Longe da família, Antônio só pede novos óculos, para ler enquanto vive nas ruas

Para conseguir os livros, ele pede doações ou cata nas lixeiras da cidade

Thailla Torres | 06/11/2017 06:05
Além de um emprego, tudo que ele mais quer é um,
óculos novo. (Foto: Thailla Torres)
Além de um emprego, tudo que ele mais quer é um, óculos novo. (Foto: Thailla Torres)

Há uma semana, Antônio Pedro Rodrigues Borges, de 57 anos, quase não enxerga. Ele perdeu os óculos de grau que garantiam a leitura, o único prazer do homem que diz viver sem rumo há 50 anos.

Com roupas surradas, o cabelo sem corte e dormindo ao relento, o jeito simpático do senhor é de chamar atenção. Antônio garante que não vê a família e não volta para casa desde os 7 anos depois de ser torturado pelo padrasto.

O choro toma conta da conversa quando Antônio tenta buscar na memória o passado. Ele fala do ressentimento de não ter sido ajudado na infância. "Eu saí de casa para não sofrer, mas ninguém veio atrás de mim. No momento que eu mais precisei, minha família faltou, hoje não quero mais ver ninguém".

Ele precisa de um exame e de óculos novos. (Foto: Thailla Torres)
Ele precisa de um exame e de óculos novos. (Foto: Thailla Torres)

Os familiares são da região da Vila Carlota e Jardim Auxiliadora, mas ele não pensa em voltar. "Agora quero ficar aqui, única coisa que preciso é de um emprego", diz o morador de rua.

Durante cinco décadas, Antônio teve algumas vezes uma cama confortável em empregos temporários. "Já trabalhei de pedreiro, carpinteiro e até dirigi trator, mas há muito tempo eu não consigo um trabalho", reclama.

Há meses ele dorme em uma cabana de plástico na rua Arthur Jorge e cuida dos carros para garantir o almoço no dia seguinte. Mas não é todo dia que consegue uns trocados. "Porque nem sempre tem missa, então eu acabo indo pra outro lugar vigiar carro na cidade".

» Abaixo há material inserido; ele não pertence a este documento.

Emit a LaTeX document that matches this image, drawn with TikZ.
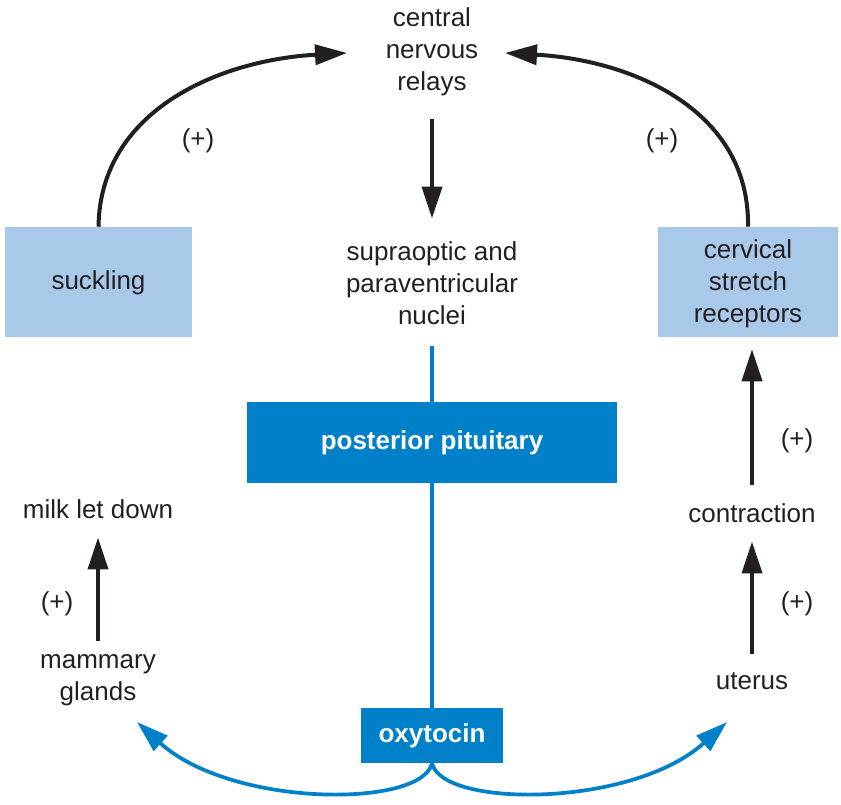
\documentclass[tikz,border=0pt]{standalone}
\usepackage{fontspec}
\setmainfont{Liberation Sans}
\usetikzlibrary{arrows.meta}
\definecolor{dblue}{HTML}{0080C8}
\definecolor{lblue}{HTML}{A9C9E8}
\definecolor{txt}{HTML}{231F20}
\newcommand{\boxtext}[2]{\smash{\raisebox{#1}{\begin{tabular}[t]{@{}c@{}}#2\end{tabular}}}}
\begin{document}
\begin{tikzpicture}[x=0.75pt,y=-0.75pt,
  font=\fontsize{19.5}{24}\selectfont,
  lbl/.style={text=txt,align=center,inner sep=0pt},
  lbox/.style={fill=lblue,draw=none,text=txt,inner sep=0pt},
  dbox/.style={fill=dblue,draw=none,text=white,font=\fontsize{19.5}{24}\selectfont\bfseries,inner sep=0pt},
  blk/.style={draw=txt,line width=3pt,-{Triangle[length=24pt,width=15pt]}},
  bln/.style={draw=dblue,line width=2.6pt},
  blarr/.style={draw=dblue,line width=2.8pt,-{Triangle[length=24pt,width=15pt]}},
  plus/.style={text=txt,inner sep=0pt}]
\useasboundingbox (0,0) rectangle (841,805);

% text nodes
\node[lbl] (cnr) at (432,52) {central\\nervous\\relays};
\node[lbl] (son) at (432,283) {supraoptic and\\paraventricular\\nuclei};
\node[lbox,minimum width=140.25pt,minimum height=82.5pt] (suck) at (98.5,282) {\boxtext{-5.6pt}{suckling}};
\node[lbox,minimum width=135pt,minimum height=82.5pt] (csr) at (748,282) {\boxtext{17.6pt}{cervical\\stretch\\receptors}};
\node[dbox,minimum width=277.5pt,minimum height=60.75pt] (pp) at (432,442.5) {\boxtext{-5.4pt}{posterior pituitary}};
\node[dbox,minimum width=106.5pt,minimum height=41.25pt] (oxy) at (432,735.5) {\boxtext{-5.2pt}{oxytocin}};
\node[lbl] (mld) at (98,509) {milk let down};
\node[lbl] (mg) at (98,680) {mammary\\glands};
\node[lbl] (con) at (752,513) {contraction};
\node[lbl] (ut) at (752,681) {uterus};

% labels
\node[plus] (p1) at (198,141) {(+)};
\node[plus] (p2) at (662,141) {(+)};
\node[plus] (p3) at (57,604) {(+)};
\node[plus] (p4) at (797,441) {(+)};
\node[plus] (p5) at (797,604) {(+)};

% coordinates
\coordinate (cnrL) at (347,53);
\coordinate (cnrR) at (505,53);
\coordinate (mgin) at (137,722);
\coordinate (utin) at (727,722);

% black arrows
\draw[blk,shorten <=17pt,shorten >=17pt] (cnr) -- (son);
\draw[blk] (suck.north) .. controls (100,110) and (220,60) .. (cnrL);
\draw[blk] (csr.north) .. controls (750,110) and (632,60) .. (cnrR);
\draw[blk,shorten <=10pt,shorten >=14pt] (mg) -- (mld);
\draw[blk,shorten <=14pt,shorten >=14pt] (ut) -- (con);
\draw[blk,shorten <=14pt,shorten >=9pt] (con) -- (con |- csr.south);

% blue
\draw[bln,shorten <=16pt] (son) -- (pp);
\draw[bln] (pp) -- (oxy);
\draw[blarr] (oxy.south) .. controls (422,808) and (232,808) .. (mgin);
\draw[blarr] (oxy.south) .. controls (442,808) and (632,808) .. (utin);
\end{tikzpicture}
\end{document}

A falta de óculos vem prejudicando até suas andanças. "Eu só enxergo do olho esquerdo e o meu óculos tinha 7 graus. Agora sem eles eu vejo tudo embaçado e, pra ler, só se eu colocar o papel aqui no nariz", demonstra.

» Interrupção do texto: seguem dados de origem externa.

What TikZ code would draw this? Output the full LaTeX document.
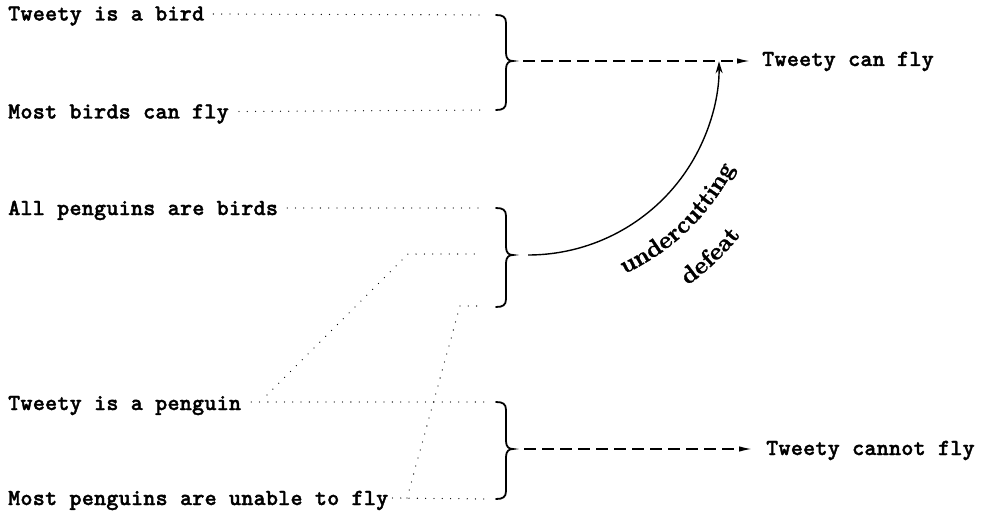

Cadernos, gibis e livros de romance estão entre os objetos que Antônio guarda na cabana. A leitura é a maneira que ele encontrou de se distrair nas ruas. Para conseguir os livros, ele pede doações ou cata nas lixeiras da cidade. "Sempre gostei de ler, gosto dos romances e dos gibis, que são os mais engraçados".

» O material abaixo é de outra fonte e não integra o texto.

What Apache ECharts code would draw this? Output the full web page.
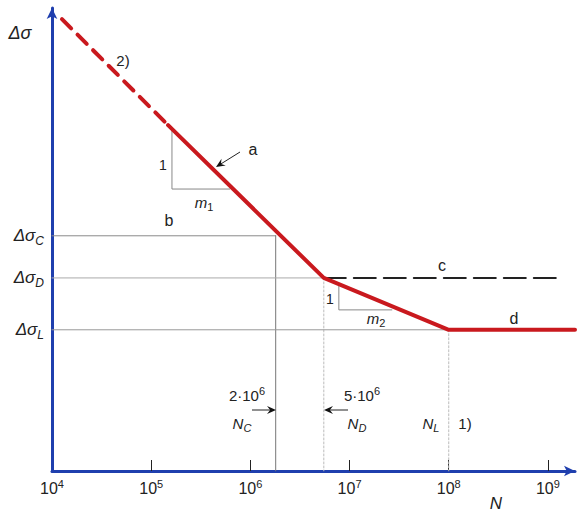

Antônio não pensa em mudar o jeito de viver. Usa as roupas que tem e vai até um córrego na região do Itanhangá lavar as peças toda semana. 

Antônio chora ao lembrar da família que deixou para trás. (Foto: Paulo Francis)
Antônio chora ao lembrar da família que deixou para trás. (Foto: Paulo Francis)

Contrariando a maioria, garante que não precisa de drogas ilícitas para enfrentar a rotina. "Nunca usei nada, e olha que na rua desde criança, não faltou gente com aquele cigarro fedido perto de mim", fala sobre a pasta base de cocaína. O problema durante a vida foi a bebida, que o fez sofrer desde a adolescência. 

Comida, geralmente não falta e Antônio acaba dividindo com outros moradores de rua. "Tem dia que alguém passa aqui e deixa até duas marmitas. Para não estragar eu levo até lá em baixo para os outros".

O personagem da Arthur Jorge, por sorte, é bem tratado pelos moradores, mas tem gente que prefere o ver bem longe dali. "As pessoas têm muito preconceito, tem gente que está na calçada e atravessa a rua pra não passar do meu lado. A noite já sofri muito com jovens que passaram me chutando como se fosse um lixo, por causa da minha aparência", conta.